GIVEN MATERIAL –

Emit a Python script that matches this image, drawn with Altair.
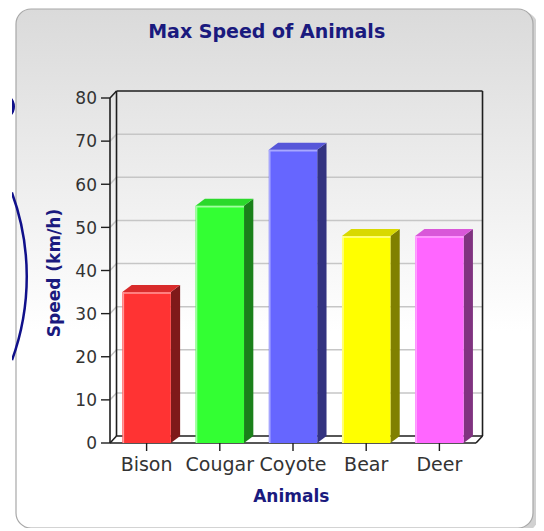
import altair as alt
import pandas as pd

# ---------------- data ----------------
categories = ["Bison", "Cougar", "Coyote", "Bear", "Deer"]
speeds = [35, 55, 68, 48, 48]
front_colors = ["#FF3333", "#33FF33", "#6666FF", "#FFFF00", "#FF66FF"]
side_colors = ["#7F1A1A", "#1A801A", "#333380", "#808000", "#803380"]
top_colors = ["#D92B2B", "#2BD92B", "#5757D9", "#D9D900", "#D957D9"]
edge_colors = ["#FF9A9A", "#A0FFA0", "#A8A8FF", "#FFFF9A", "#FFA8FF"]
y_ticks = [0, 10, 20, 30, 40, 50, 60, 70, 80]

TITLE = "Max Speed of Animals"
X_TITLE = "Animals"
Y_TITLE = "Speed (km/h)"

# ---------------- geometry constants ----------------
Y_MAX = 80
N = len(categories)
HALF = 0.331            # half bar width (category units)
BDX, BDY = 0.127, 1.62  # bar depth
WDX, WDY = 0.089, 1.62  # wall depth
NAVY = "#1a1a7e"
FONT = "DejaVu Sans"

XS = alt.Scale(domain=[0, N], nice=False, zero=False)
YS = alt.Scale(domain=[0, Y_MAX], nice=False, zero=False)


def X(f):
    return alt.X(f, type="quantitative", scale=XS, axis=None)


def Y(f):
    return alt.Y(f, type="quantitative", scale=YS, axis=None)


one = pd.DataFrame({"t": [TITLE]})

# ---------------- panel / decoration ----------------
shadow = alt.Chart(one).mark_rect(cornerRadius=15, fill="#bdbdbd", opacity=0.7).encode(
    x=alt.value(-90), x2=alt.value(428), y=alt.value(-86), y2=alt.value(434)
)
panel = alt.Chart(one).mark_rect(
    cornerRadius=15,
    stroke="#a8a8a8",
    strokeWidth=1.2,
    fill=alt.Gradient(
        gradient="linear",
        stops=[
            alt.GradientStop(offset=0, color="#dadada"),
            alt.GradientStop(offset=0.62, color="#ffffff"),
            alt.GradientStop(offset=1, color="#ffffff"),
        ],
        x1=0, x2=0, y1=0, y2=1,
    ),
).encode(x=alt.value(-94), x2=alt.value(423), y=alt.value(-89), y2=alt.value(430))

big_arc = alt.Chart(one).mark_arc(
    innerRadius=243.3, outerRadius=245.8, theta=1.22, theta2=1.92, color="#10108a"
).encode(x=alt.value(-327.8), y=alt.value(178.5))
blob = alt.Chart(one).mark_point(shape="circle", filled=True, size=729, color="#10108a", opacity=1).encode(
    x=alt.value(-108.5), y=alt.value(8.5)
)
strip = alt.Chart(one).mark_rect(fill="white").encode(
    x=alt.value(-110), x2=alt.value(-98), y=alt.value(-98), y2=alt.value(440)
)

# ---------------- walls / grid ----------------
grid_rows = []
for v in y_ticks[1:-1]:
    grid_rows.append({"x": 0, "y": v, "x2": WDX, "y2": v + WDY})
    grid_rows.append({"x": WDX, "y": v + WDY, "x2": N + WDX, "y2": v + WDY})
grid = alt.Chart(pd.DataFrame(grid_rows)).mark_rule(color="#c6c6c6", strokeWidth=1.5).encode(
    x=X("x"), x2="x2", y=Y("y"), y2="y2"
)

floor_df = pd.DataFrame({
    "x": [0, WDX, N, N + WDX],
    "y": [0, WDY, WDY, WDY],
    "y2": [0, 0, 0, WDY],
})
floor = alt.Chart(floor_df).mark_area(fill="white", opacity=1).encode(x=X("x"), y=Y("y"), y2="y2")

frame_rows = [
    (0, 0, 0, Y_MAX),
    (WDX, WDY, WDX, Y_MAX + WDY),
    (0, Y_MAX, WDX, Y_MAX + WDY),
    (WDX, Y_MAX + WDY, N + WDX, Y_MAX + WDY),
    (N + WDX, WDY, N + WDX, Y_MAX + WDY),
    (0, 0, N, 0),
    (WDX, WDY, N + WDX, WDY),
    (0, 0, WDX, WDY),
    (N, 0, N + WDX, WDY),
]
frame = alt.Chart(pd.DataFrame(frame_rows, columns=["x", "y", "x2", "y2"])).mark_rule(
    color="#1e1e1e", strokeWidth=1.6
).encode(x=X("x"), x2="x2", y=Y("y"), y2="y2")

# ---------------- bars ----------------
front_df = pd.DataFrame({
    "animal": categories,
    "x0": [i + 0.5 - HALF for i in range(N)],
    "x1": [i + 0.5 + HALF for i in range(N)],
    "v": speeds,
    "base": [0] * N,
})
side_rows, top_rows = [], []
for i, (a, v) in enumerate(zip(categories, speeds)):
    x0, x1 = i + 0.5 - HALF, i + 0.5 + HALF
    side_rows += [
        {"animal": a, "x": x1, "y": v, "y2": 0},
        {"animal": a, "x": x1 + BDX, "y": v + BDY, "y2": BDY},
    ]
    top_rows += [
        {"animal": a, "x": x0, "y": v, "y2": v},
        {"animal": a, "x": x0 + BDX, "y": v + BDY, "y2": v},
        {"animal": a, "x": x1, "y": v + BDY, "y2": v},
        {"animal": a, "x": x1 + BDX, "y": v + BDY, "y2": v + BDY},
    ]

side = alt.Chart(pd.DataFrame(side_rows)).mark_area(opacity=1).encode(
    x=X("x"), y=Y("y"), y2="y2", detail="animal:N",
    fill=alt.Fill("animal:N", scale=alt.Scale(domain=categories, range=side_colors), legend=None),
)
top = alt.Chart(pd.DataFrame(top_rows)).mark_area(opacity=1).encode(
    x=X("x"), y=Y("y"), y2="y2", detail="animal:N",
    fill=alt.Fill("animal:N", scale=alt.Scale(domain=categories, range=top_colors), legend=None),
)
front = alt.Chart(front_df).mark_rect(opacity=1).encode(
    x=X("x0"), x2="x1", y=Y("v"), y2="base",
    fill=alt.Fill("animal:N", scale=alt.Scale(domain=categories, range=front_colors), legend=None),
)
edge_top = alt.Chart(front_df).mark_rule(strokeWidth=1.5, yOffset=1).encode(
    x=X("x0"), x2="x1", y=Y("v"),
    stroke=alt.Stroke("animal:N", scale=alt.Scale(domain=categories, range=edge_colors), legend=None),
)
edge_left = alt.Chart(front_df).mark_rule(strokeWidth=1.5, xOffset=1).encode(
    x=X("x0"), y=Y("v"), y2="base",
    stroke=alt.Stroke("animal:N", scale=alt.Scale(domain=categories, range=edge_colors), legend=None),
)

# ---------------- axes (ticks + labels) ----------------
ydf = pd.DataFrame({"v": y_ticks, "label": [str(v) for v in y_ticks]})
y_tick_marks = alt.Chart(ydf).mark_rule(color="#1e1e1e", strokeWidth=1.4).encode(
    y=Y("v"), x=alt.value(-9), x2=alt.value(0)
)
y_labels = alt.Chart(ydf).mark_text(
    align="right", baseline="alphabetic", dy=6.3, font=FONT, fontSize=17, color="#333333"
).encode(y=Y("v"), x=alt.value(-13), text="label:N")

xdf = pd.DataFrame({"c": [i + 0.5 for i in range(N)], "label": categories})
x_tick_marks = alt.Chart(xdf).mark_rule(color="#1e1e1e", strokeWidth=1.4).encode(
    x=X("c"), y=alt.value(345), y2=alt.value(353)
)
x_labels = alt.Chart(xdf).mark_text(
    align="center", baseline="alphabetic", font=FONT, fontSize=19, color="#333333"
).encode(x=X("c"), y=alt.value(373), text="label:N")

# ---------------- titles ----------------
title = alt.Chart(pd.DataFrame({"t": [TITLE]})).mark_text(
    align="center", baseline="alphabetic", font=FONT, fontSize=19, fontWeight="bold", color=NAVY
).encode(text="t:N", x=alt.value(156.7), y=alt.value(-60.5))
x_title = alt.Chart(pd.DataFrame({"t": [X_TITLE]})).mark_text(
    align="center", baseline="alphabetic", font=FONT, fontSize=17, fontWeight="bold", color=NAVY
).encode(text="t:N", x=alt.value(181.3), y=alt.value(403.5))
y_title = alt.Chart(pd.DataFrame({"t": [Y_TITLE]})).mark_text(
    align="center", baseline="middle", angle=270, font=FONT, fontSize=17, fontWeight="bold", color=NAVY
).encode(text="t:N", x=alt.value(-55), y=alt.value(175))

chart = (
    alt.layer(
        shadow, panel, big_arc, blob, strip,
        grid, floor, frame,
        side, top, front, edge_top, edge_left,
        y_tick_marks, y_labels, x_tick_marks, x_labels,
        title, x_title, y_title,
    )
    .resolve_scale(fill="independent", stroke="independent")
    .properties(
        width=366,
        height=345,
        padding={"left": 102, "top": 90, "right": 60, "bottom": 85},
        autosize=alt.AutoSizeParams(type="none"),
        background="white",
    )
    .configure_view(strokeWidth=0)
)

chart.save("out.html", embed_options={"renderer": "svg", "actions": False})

GIVEN PROBLEM – Leave out the pictures and restate, word for word, the lines from the top of the data through the line containing "x2=alt.value(423), y=alt.value(-89), y2=alt.value(430))", both included.

EXPECTED ANSWER –
Emit a Python script that matches this image, drawn with Altair.
import altair as alt
import pandas as pd

# ---------------- data ----------------
categories = ["Bison", "Cougar", "Coyote", "Bear", "Deer"]
speeds = [35, 55, 68, 48, 48]
front_colors = ["#FF3333", "#33FF33", "#6666FF", "#FFFF00", "#FF66FF"]
side_colors = ["#7F1A1A", "#1A801A", "#333380", "#808000", "#803380"]
top_colors = ["#D92B2B", "#2BD92B", "#5757D9", "#D9D900", "#D957D9"]
edge_colors = ["#FF9A9A", "#A0FFA0", "#A8A8FF", "#FFFF9A", "#FFA8FF"]
y_ticks = [0, 10, 20, 30, 40, 50, 60, 70, 80]

TITLE = "Max Speed of Animals"
X_TITLE = "Animals"
Y_TITLE = "Speed (km/h)"

# ---------------- geometry constants ----------------
Y_MAX = 80
N = len(categories)
HALF = 0.331            # half bar width (category units)
BDX, BDY = 0.127, 1.62  # bar depth
WDX, WDY = 0.089, 1.62  # wall depth
NAVY = "#1a1a7e"
FONT = "DejaVu Sans"

XS = alt.Scale(domain=[0, N], nice=False, zero=False)
YS = alt.Scale(domain=[0, Y_MAX], nice=False, zero=False)


def X(f):
    return alt.X(f, type="quantitative", scale=XS, axis=None)


def Y(f):
    return alt.Y(f, type="quantitative", scale=YS, axis=None)


one = pd.DataFrame({"t": [TITLE]})

# ---------------- panel / decoration ----------------
shadow = alt.Chart(one).mark_rect(cornerRadius=15, fill="#bdbdbd", opacity=0.7).encode(
    x=alt.value(-90), x2=alt.value(428), y=alt.value(-86), y2=alt.value(434)
)
panel = alt.Chart(one).mark_rect(
    cornerRadius=15,
    stroke="#a8a8a8",
    strokeWidth=1.2,
    fill=alt.Gradient(
        gradient="linear",
        stops=[
            alt.GradientStop(offset=0, color="#dadada"),
            alt.GradientStop(offset=0.62, color="#ffffff"),
            alt.GradientStop(offset=1, color="#ffffff"),
        ],
        x1=0, x2=0, y1=0, y2=1,
    ),
).encode(x=alt.value(-94), x2=alt.value(423), y=alt.value(-89), y2=alt.value(430))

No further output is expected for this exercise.